Свиридов — гений, а гении в восприятии искусства чаще безошибочны. Потому что процесс восприятия у них очень похож на процесс воспроизведения... Слово гения — это или благословение, или, правда, — приговор...

...Сидел напротив нас Старик в валеночках, в майке, в штанах — деревенский дедушка вылитый.

— Скажите мне... а кто вам привил такую замечательную к русской музыке страсть? Вы ведь в Гнесинке учились, так ведь?

— Да. И очень рады этому.

— Вы знаете, я давно уже о Гнесинском много слышу хорошего. Мне кажется, Гнесинский институт живее консерватории... Много хорошего слышу об их композиторской кафедре. Судя по вас, там хорошо учат и люди хорошие... Консерватория — это совсем, знаете, никуда не годится, совсем спертый воздух... Вы вот люди с Алексеем Борисовичем необычайно живые... Совсем не пришибленные, свежие люди. Скажите мне — кто вам помог так хорошо сохраниться?

Мы рассказали очень вдохновенно, с горячностью, перебивая друг друга, о Николае Ивановиче Пейко — руководителе кафедры композиции в Гнесинке, моем учителе, о том, как на кафедре сильна традиция русской музыки, как часто приглашал нас Николай Иванович домой слушать оперы Римского-Корсакова и Чайковского, как требователен он в области точного знания партитур, как много благодаря ему услышали мы музыки малоизвестной, как он не мешал сочинять “по душе”, никогда не вредил мелодизму и естественной гармонии, ругая лишь за небрежность, недоработанность...

— Эльза! — прогремел Старик. — Поди сюда, послушай, что они говорят!

Еще больше вдохновившись, стали мы рассказывать, что Николай Иванович спас нас с Иваном, уже совсем было пропавших, взял нас в институт, что ко мне он — профессор, секретарь Союза, известный композитор, мэтр, мастер, — ко мне, пацану, пришел тогда в ДК университета на спектакль*, еще почти совсем не зная меня — из чистого музыкантского любопытства, пешком, больными своими ногами, шли мы с ним тогда, весной 83-го года, от “Детского мира” вниз, на Герцена…...

 Свиридов, кажется, был потрясен.

— Эльза, — тихо проговорил он. — Ты только послушай, что они говорят про Колю... Я ничего этого не знал...… Вот видишь, Эльза... Коля Пейко... Какие слова они говорят о нем... Молодчина!

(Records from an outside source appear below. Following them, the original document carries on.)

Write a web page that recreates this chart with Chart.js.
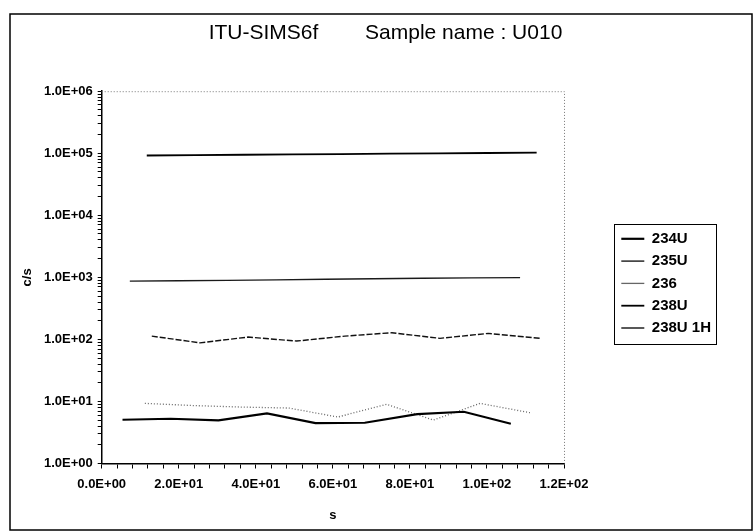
<!DOCTYPE html>
<html>
<head>
<meta charset="utf-8">
<script src="https://cdn.jsdelivr.net/npm/chart.js@4.4.1/dist/chart.umd.min.js"></script>
<style>
  html, body { margin: 0; padding: 0; background: #fff; }
</style>
</head>
<body>
<canvas id="chart" width="755" height="532"></canvas>
<script>
// series (x in s, y in c/s)
const seriesNames = ['234U', '235U', '236', '238U', '238U 1H'];

const x234 = [5.4, 17.9, 30.3, 42.9, 55.5, 68.3, 81.9, 94.0, 106.2];
const y234 = [5.07, 5.26, 4.96, 6.43, 4.49, 4.54, 6.26, 6.82, 4.37];

const x235 = [7.3, 20.0, 32.6, 45.3, 58.0, 70.6, 83.3, 95.9, 108.6];
const y235 = [870, 880, 895, 910, 930, 950, 965, 980, 990];

const x236 = [11.2, 23.7, 36.2, 48.6, 61.3, 74.0, 86.1, 98.2, 111.2];
const y236 = [9.31, 8.59, 8.12, 7.83, 5.61, 8.98, 5.01, 9.31, 6.58];

const x238 = [11.7, 24.3, 36.9, 49.5, 62.1, 74.8, 87.4, 100.1, 112.9];
const y238 = [92000, 93000, 94500, 96000, 97000, 98500, 99500, 101000, 102000];

const x238H = [13.0, 25.5, 38.0, 50.6, 63.1, 75.3, 87.8, 100.3, 113.8];
const y238H = [113, 88, 109, 94, 113, 128, 104, 125, 104];

const xMajorTicks = [0, 20, 40, 60, 80, 100, 120];
const xTickLabels = ['0.0E+00', '2.0E+01', '4.0E+01', '6.0E+01', '8.0E+01', '1.0E+02', '1.2E+02'];
const yMajorTicks = [1, 10, 100, 1000, 10000, 100000, 1000000];
const yTickLabels = ['1.0E+00', '1.0E+01', '1.0E+02', '1.0E+03', '1.0E+04', '1.0E+05', '1.0E+06'];

const FONT = 'Arial, "Liberation Sans", sans-serif';

function toPoints(xs, ys) {
  return xs.map((x, i) => ({ x: x, y: ys[i] }));
}

// minor ticks: 5 per major step on x, 2..9 per decade on y
const xTicks = [];
for (let i = 0; i < xMajorTicks.length; i++) {
  xTicks.push(xMajorTicks[i]);
  if (i < xMajorTicks.length - 1) {
    const step = (xMajorTicks[i + 1] - xMajorTicks[i]) / 5;
    for (let k = 1; k < 5; k++) xTicks.push(xMajorTicks[i] + k * step);
  }
}
const yTicks = [];
for (let i = 0; i < yMajorTicks.length; i++) {
  yTicks.push(yMajorTicks[i]);
  if (i < yMajorTicks.length - 1) {
    for (let m = 2; m < 10; m++) yTicks.push(m * yMajorTicks[i]);
  }
}

const datasets = [
  { label: seriesNames[0], data: toPoints(x234, y234), borderColor: '#000', borderWidth: 2.2 },
  { label: seriesNames[1], data: toPoints(x235, y235), borderColor: '#1a1a1a', borderWidth: 1.4 },
  { label: seriesNames[2], data: toPoints(x236, y236), borderColor: '#666', borderWidth: 1.3, borderDash: [1, 2] },
  { label: seriesNames[3], data: toPoints(x238, y238), borderColor: '#000', borderWidth: 1.8 },
  { label: seriesNames[4], data: toPoints(x238H, y238H), borderColor: '#111', borderWidth: 1.4, borderDash: [6, 2] }
].map(d => Object.assign({ pointRadius: 0, tension: 0, fill: false, backgroundColor: d.borderColor }, d));

const sheetLayout = {
  id: 'sheetLayout',
  beforeLayout(chart) {
    const lg = chart.legend;
    if (lg && !lg._fixedWidth) {
      const fit = lg.fit;
      lg.fit = function () { fit.call(this); this.width = 191; };
      lg._fixedWidth = true;
    }
  },
  afterLayout(chart) {
    const lg = chart.legend;
    lg.left = 614; lg.right = 745; lg.top = 224; lg.bottom = 462;
    const t = chart.titleBlock;
    if (t) { t.left += 8; t.right += 8; }
  },
  beforeDatasetsDraw(chart) {
    const { ctx, chartArea: a } = chart;
    ctx.save();
    ctx.strokeStyle = '#777';
    ctx.lineWidth = 1;
    ctx.setLineDash([1, 2]);
    ctx.beginPath();
    ctx.moveTo(a.left, a.top + 0.5);
    ctx.lineTo(a.right + 0.5, a.top + 0.5);
    ctx.lineTo(a.right + 0.5, a.bottom);
    ctx.stroke();
    ctx.restore();
  },
  afterDraw(chart) {
    const { ctx } = chart;
    const hb = chart.legend.legendHitBoxes;
    ctx.save();
    ctx.strokeStyle = '#000';
    ctx.lineWidth = 1;
    if (hb && hb.length) {
      const l = Math.min(...hb.map(h => h.left)) - 7;
      const r = Math.max(...hb.map(h => h.left + h.width)) + 5;
      const t = hb[0].top - 7;
      const b = hb[hb.length - 1].top + hb[hb.length - 1].height + 9;
      ctx.strokeRect(Math.round(l) + 0.5, Math.round(t) + 0.5, Math.round(r - l), Math.round(b - t));
    }
    // outer chart frame
    ctx.lineWidth = 1.5;
    ctx.strokeRect(10, 14, 742, 516);
    ctx.restore();
  }
};

new Chart(document.getElementById('chart'), {
  type: 'line',
  data: { datasets: datasets },
  plugins: [sheetLayout],
  options: {
    responsive: false,
    devicePixelRatio: 1,
    animation: false,
    events: [],
    layout: { padding: { left: 0, right: 0, top: 0, bottom: 0 } },
    plugins: {
      title: {
        display: true,
        text: 'ITU-SIMS6f        Sample name : U010',
        color: '#000',
        font: { family: FONT, size: 21, weight: 'normal' },
        padding: { top: 21, bottom: 45 }
      },
      legend: {
        position: 'right',
        align: 'start',
        fullSize: false,
        padding: 0,
        labels: {
          usePointStyle: true,
          pointStyle: 'line',
          pointStyleWidth: 23,
          boxHeight: 15,
          padding: 7.3,
          color: '#000',
          font: { family: FONT, size: 15, weight: 'bold' }
        }
      },
      tooltip: { enabled: false }
    },
    scales: {
      x: {
        type: 'linear',
        min: 0,
        max: 120,
        afterBuildTicks(scale) { scale.ticks = xTicks.map(v => ({ value: v })); },
        afterFit(scale) { scale.height = 532 - 463.5; },
        border: { display: true, color: '#000', width: 1.5 },
        grid: { drawOnChartArea: false, drawTicks: true, tickLength: 5, tickColor: '#000', tickWidth: 1 },
        ticks: {
          autoSkip: false,
          maxRotation: 0,
          padding: 8,
          color: '#000',
          font: { family: FONT, size: 13, weight: 'bold' },
          callback: (value) => {
            const i = xMajorTicks.indexOf(value);
            return i >= 0 ? xTickLabels[i] : '';
          }
        },
        title: {
          display: true,
          text: 's',
          color: '#000',
          font: { family: FONT, size: 13, weight: 'bold' },
          padding: { top: 0, bottom: 9 }
        }
      },
      y: {
        type: 'logarithmic',
        min: 1,
        max: 1000000,
        afterBuildTicks(scale) { scale.ticks = yTicks.map(v => ({ value: v })); },
        afterFit(scale) { scale.width = 101.7; },
        border: { display: true, color: '#000', width: 1.5 },
        grid: { drawOnChartArea: false, drawTicks: true, tickLength: 4, tickColor: '#000', tickWidth: 1 },
        ticks: {
          autoSkip: false,
          padding: 5,
          color: '#000',
          font: { family: FONT, size: 13, weight: 'bold' },
          callback: (value) => {
            const i = yMajorTicks.indexOf(value);
            return i >= 0 ? yTickLabels[i] : '';
          }
        },
        title: {
          display: true,
          text: 'c/s',
          color: '#000',
          font: { family: FONT, size: 13, weight: 'bold' },
          padding: { top: 20, bottom: 0 }
        }
      }
    }
  }
});
</script>
</body>
</html>
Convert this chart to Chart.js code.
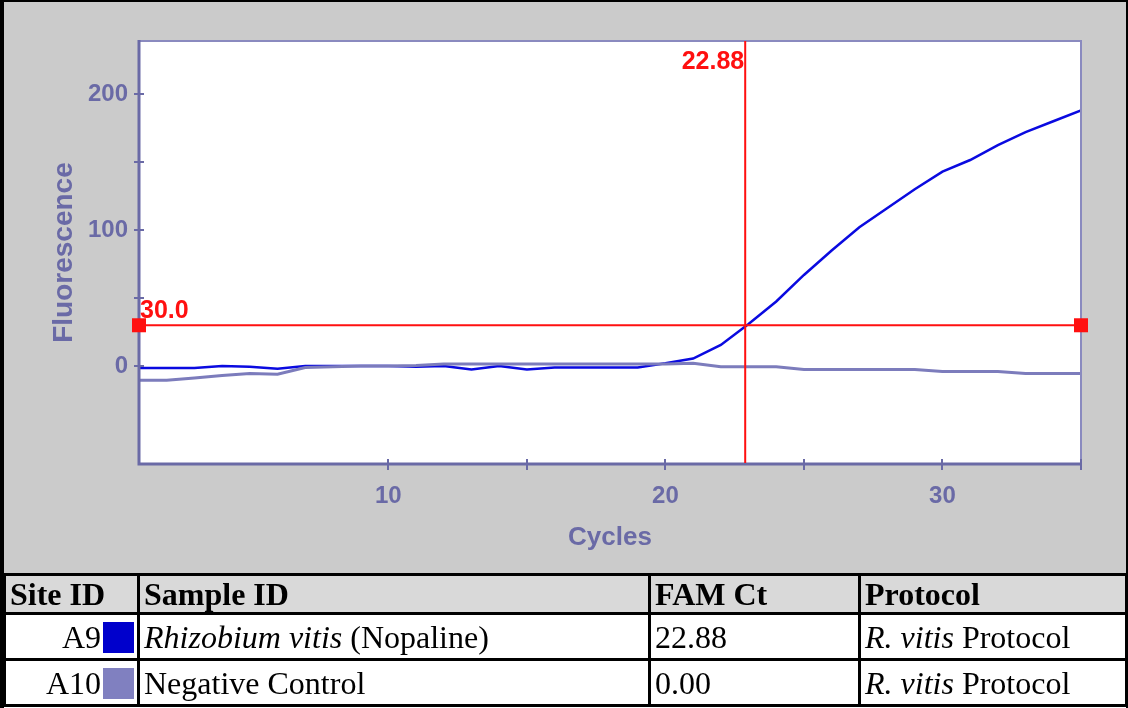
<!DOCTYPE html>
<html>
<head>
<meta charset="utf-8">
<script src="https://cdn.jsdelivr.net/npm/chart.js@4.4.1/dist/chart.umd.min.js"></script>
<style>
  html, body { margin: 0; padding: 0; background: #fff; }
  #wrap { position: relative; width: 1128px; height: 708px; overflow: hidden; background: #fff; }
  #chart { position: absolute; left: 0; top: 0; }
  #runs {
    position: absolute; left: 3px; top: 573px;
    border-collapse: collapse; table-layout: fixed;
    font-family: "Liberation Serif", "Times New Roman", serif; font-size: 32px; color: #000;
  }
  #runs th, #runs td { border: 3px solid #000; padding: 0 4px; white-space: nowrap; overflow: hidden; line-height: 1; }
  #runs th { background: #d9d9d9; text-align: left; height: 36px; font-weight: bold; }
  #runs td { background: #fff; height: 43px; }
  #runs td.site { text-align: right; padding-right: 3px; }
  .sw { display: inline-block; width: 31px; height: 31px; vertical-align: -5px; margin-left: 2px; }
  #frame { position: absolute; left: 0; top: 0; width: 1128px; height: 708px; box-sizing: border-box;
           border-left: 4px solid #000; border-top: 2px solid #000; border-right: 2px solid #000; pointer-events: none; }
</style>
</head>
<body>
<div id="wrap">
  <canvas id="chart" width="1128" height="574"></canvas>
  <table id="runs">
    <colgroup>
      <col style="width:134px"><col style="width:511px"><col style="width:210px"><col style="width:267px">
    </colgroup>
    <thead>
      <tr><th>Site ID</th><th>Sample ID</th><th>FAM Ct</th><th>Protocol</th></tr>
    </thead>
    <tbody id="rows"></tbody>
  </table>
  <div id="frame"></div>
</div>
<script>
// Amplification run: fluorescence per cycle for each well
const cycles = [1, 2, 3, 4, 5, 6, 7, 8, 9, 10, 11, 12, 13, 14, 15, 16, 17, 18, 19, 20,
                21, 22, 23, 24, 25, 26, 27, 28, 29, 30, 31, 32, 33, 34, 35];
const sampleA9 = [-1.5, -1.5, -1.5, 0, -0.5, -2, 0, 0, 0, 0, -0.5, 0, -2.5, 0, -2.5, -1, -1, -1, -1, 2,
                  5.5, 15.5, 31, 47.5, 67, 85, 102, 116, 130, 143, 151.5, 162.5, 172, 180, 188];
const negControl = [-10.5, -10.5, -8.7, -7, -5.5, -6, -1, -0.5, 0, 0, 0.5, 1.5, 1.5, 1.5, 1.5, 1.5, 1.5, 1.5, 1.5, 1.5,
                    2, -0.5, -0.5, -0.5, -2.5, -2.5, -2.5, -2.5, -2.5, -4, -4, -4, -5.5, -5.5, -5.5];

// Wells shown in the results table
const siteIds = ['A9', 'A10'];
const sampleNames = ['<i>Rhizobium vitis</i> (Nopaline)', 'Negative Control'];
const famCt = [22.88, 0.00];
const protocols = ['<i>R. vitis</i> Protocol', '<i>R. vitis</i> Protocol'];
const wellColors = ['#0000cc', '#8080c0'];

// Threshold setting and axis ticks
const threshold = 30.0;
const xTickValues = [10, 15, 20, 25, 30, 35];
const xTickLabels = [10, 20, 30];
const yTickValues = [0, 50, 100, 150, 200];
const yTickLabels = [0, 100, 200];

const axisColor = '#6a6aa6';
const red = '#ff1010';

// results table
const tbody = document.getElementById('rows');
siteIds.forEach((id, i) => {
  const tr = document.createElement('tr');
  tr.innerHTML =
    `<td class="site">${id}<span class="sw" style="background:${wellColors[i]}"></span></td>` +
    `<td>${sampleNames[i]}</td><td>${famCt[i].toFixed(2)}</td><td>${protocols[i]}</td>`;
  tbody.appendChild(tr);
});

// panel background, white plot area, frame, crossing tick marks and threshold/Ct markers
const plotDecor = {
  id: 'plotDecor',
  beforeDraw(chart) {
    const { ctx, chartArea: a } = chart;
    ctx.save();
    ctx.fillStyle = '#cbcbcb';
    ctx.fillRect(0, 0, chart.width, chart.height);
    ctx.fillStyle = '#ffffff';
    ctx.fillRect(a.left, a.top, a.right - a.left, a.bottom - a.top);
    ctx.restore();
  },
  afterDatasetsDraw(chart) {
    const { ctx, chartArea: a, scales: { x, y } } = chart;
    ctx.save();
    // light top / right frame
    ctx.strokeStyle = '#8a8abf';
    ctx.lineWidth = 2;
    ctx.beginPath();
    ctx.moveTo(a.left, a.top); ctx.lineTo(a.right, a.top); ctx.lineTo(a.right, a.bottom);
    ctx.stroke();
    // axis lines
    ctx.strokeStyle = axisColor;
    ctx.lineWidth = 3;
    ctx.beginPath();
    ctx.moveTo(a.left, a.top - 1); ctx.lineTo(a.left, a.bottom); ctx.lineTo(a.right + 1, a.bottom);
    ctx.stroke();
    // tick marks crossing the axes
    ctx.lineWidth = 2;
    ctx.beginPath();
    yTickValues.forEach(v => {
      const py = Math.round(y.getPixelForValue(v));
      ctx.moveTo(a.left - 5, py); ctx.lineTo(a.left + 5, py);
    });
    xTickValues.forEach(v => {
      const px = Math.round(x.getPixelForValue(v));
      ctx.moveTo(px, a.bottom - 5); ctx.lineTo(px, a.bottom + 6);
    });
    ctx.stroke();

    // threshold line and Ct marker
    const ct = famCt[0];
    const cx = x.getPixelForValue(ct);
    const ty = y.getPixelForValue(threshold);
    ctx.strokeStyle = red;
    ctx.lineWidth = 2;
    ctx.beginPath();
    ctx.moveTo(a.left, ty); ctx.lineTo(a.right, ty);
    ctx.moveTo(cx, a.top); ctx.lineTo(cx, a.bottom - 1);
    ctx.stroke();
    ctx.fillStyle = red;
    ctx.fillRect(a.left - 7, ty - 7, 14, 14);
    ctx.fillRect(a.right - 7, ty - 7, 14, 14);
    ctx.font = 'bold 25px "Liberation Sans", Arial, sans-serif';
    ctx.textBaseline = 'alphabetic';
    ctx.textAlign = 'right';
    ctx.fillText(ct.toFixed(2), cx - 1, a.top + 28);
    ctx.textAlign = 'left';
    ctx.fillText(threshold.toFixed(1), a.left + 1, ty - 7);
    ctx.restore();
  }
};

const tickFont = { family: '"Liberation Sans", Arial, sans-serif', size: 24, weight: 'bold' };
const xTitleFont = { family: '"Liberation Sans", Arial, sans-serif', size: 26, weight: 'bold' };
const yTitleFont = { family: '"Liberation Sans", Arial, sans-serif', size: 28, weight: 'bold' };

new Chart(document.getElementById('chart'), {
  type: 'line',
  data: {
    datasets: [
      {
        label: siteIds[0],
        data: cycles.map((c, i) => ({ x: c, y: sampleA9[i] })),
        borderColor: '#0a0ae0',
        borderWidth: 2.5,
        pointRadius: 0,
        tension: 0,
        order: 1
      },
      {
        label: siteIds[1],
        data: cycles.map((c, i) => ({ x: c, y: negControl[i] })),
        borderColor: '#7c7cbc',
        borderWidth: 3,
        pointRadius: 0,
        tension: 0,
        order: 0
      }
    ]
  },
  options: {
    responsive: false,
    animation: false,
    devicePixelRatio: 1,
    layout: { padding: { top: 41, right: 47, left: 0, bottom: 0 } },
    plugins: { legend: { display: false }, tooltip: { enabled: false } },
    scales: {
      x: {
        type: 'linear',
        min: 1,
        max: 35,
        afterBuildTicks: s => { s.ticks = xTickValues.map(v => ({ value: v })); },
        afterFit: s => { s.height = 110; },
        grid: { display: false },
        border: { display: false },
        ticks: {
          autoSkip: false,
          maxRotation: 0,
          padding: 10,
          color: axisColor,
          font: tickFont,
          callback: v => (xTickLabels.includes(v) ? String(v) : '')
        },
        title: { display: true, text: 'Cycles', color: axisColor, font: xTitleFont, padding: { bottom: 21 } }
      },
      y: {
        type: 'linear',
        min: -72,
        max: 239,
        afterBuildTicks: s => { s.ticks = yTickValues.map(v => ({ value: v })); },
        afterFit: s => { s.width = 139; },
        grid: { display: false },
        border: { display: false },
        ticks: {
          autoSkip: false,
          padding: 3,
          color: axisColor,
          font: tickFont,
          callback: v => (yTickLabels.includes(v) ? String(v) : '')
        },
        title: { display: true, text: 'Fluorescence', color: axisColor, font: yTitleFont, padding: { top: 47 } }
      }
    }
  },
  plugins: [plotDecor]
});
</script>
</body>
</html>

Молодчина!

(Мы слышали с Иваном, что когда-то была у Н. И. Пейко с Г. В. Свиридовым какая-то размолвка, и теперь, как дети, очень порадовались тому, что сумели Николая Ивановича перед Георгием Васильевичем похвалить.)

— Скажите мне, пожалуйста, Иван Сергеевич... И вы, Алексей Борисович... Скажите мне...… — (Но, сильно задумавшись, не договорил; так часто бывало у него, когда что-то вдруг очень его занимало или тревожило; подожмет губы, глядит в никуда, замрет; скорбным сделается лицо….) — Я, знаете, не преподава­тель. Не учитель совершенно. У меня нет учеников, я не смог... Я не могу терпеливо это делать... Это ведь большой, знаете, дар — педагогический. Вполне срав­нимый с композиторским даром, — конечно, да! Это далеко не у всех есть. Нужно обладать этим. Я, к сожалению, совсем не могу — делай вот так, а вот так не делай, — не могу... У меня терпения не хватает, я торопиться начинаю, сам пытаться все делать... Да, Коля Пейко...

...За окнами свиридовского дома лежит волнистый снег, приветливая глазурь с отливом темнеющей синевы небесной и розового глянца от заката. Тихая, мягкая зима за окнами, без сильного мороза; снегу много. В комнате на светлых обоях, на лаковых изгибах рояля лежат оранжевые полосы, и вся комната — как картина, интерьер некого чудесного спектакля. Чистота и свежесть студеного воздуха снаружи проникают в комнату и различаются в ее запахе и тепле, как некий дух сладкий, родниковый — необычайно уютно и покойно от этого делается, — так бывает только зимой, сразу вспоминается “У камелька” Чайковского, “Декабрь”. Всё-таки здорово Петр Ильич сумел передать: там у него по настроению действительно — декабрь, никакой иной месяц!

Раздался стук в дверь. Эльза Густавовна пошла открывать. Донесся чей-то приветливый высокий голос, слышно было — улыбающегося человека.

— Ю-у-у-урочка! Выйди сюда, пришел Иван Яковлевич!

Старик встрепенулся.

— О, сейчас... Знаете, я вас должен на минуту покинуть. Ко мне пришел один замечательный человек, чистейшей души. Минута! Одна минута!